Google Research

Software-defined far memory in warehouse-scale computers

International Conference on Architectural Support for Programming Languages and Operating Systems (2019)

Abstract

Increasing memory demand and slowdown in technology scaling pose important challenges to total cost of ownership (TCO) of warehouse-scale computers (WSCs). One promising idea to reduce the memory TCO is to add a cheaper, but slower, "far memory" tier and use it to store infrequently accessed (or cold) data. However, introducing a far memory tier brings new challenges around dynamically responding to workload diversity and churn, minimizing stranding of capacity, and addressing brownfield (legacy) deployments.

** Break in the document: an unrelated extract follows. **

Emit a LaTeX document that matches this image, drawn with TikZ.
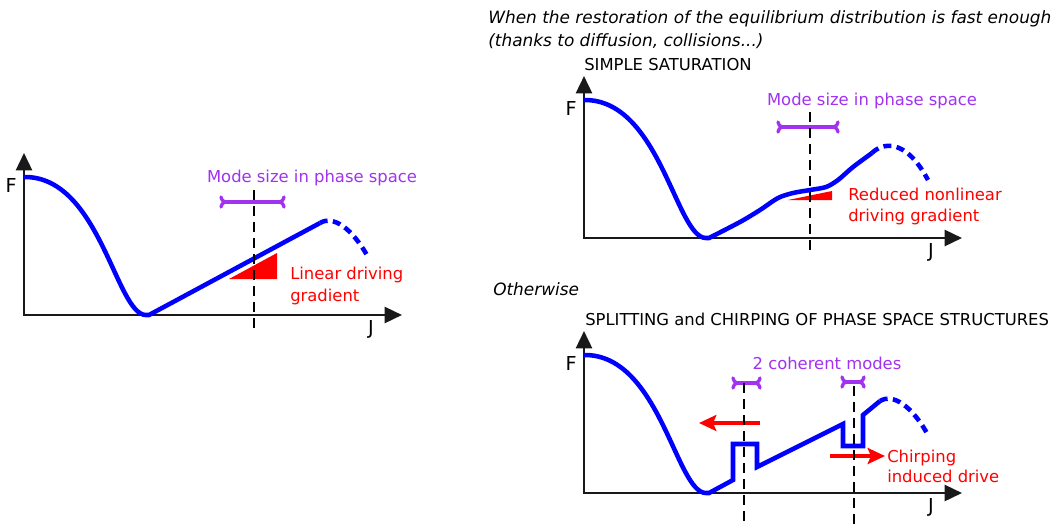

We present a novel software-defined approach to far memory that proactively compresses cold memory pages to effectively create a far memory tier in software. Our end-to-end system design encompasses new methods to define performance service-level objectives (SLOs), a mechanism to identify cold memory pages while meeting the SLO, and our implementation in the OS kernel and node agent. Additionally, we design learning-based autotuning to periodically adapt our design to fleet-wide changes without a human in the loop. Our system has been successfully deployed across Google's WSC since 2016, serving thousands of production services. Our software-defined far memory is significantly cheaper (67% or higher memory cost reduction) at relatively good access speeds (6 us) and allows us to store a significant fraction of infrequently accessed data (on average, 20%), translating to significant TCO savings at warehouse scale.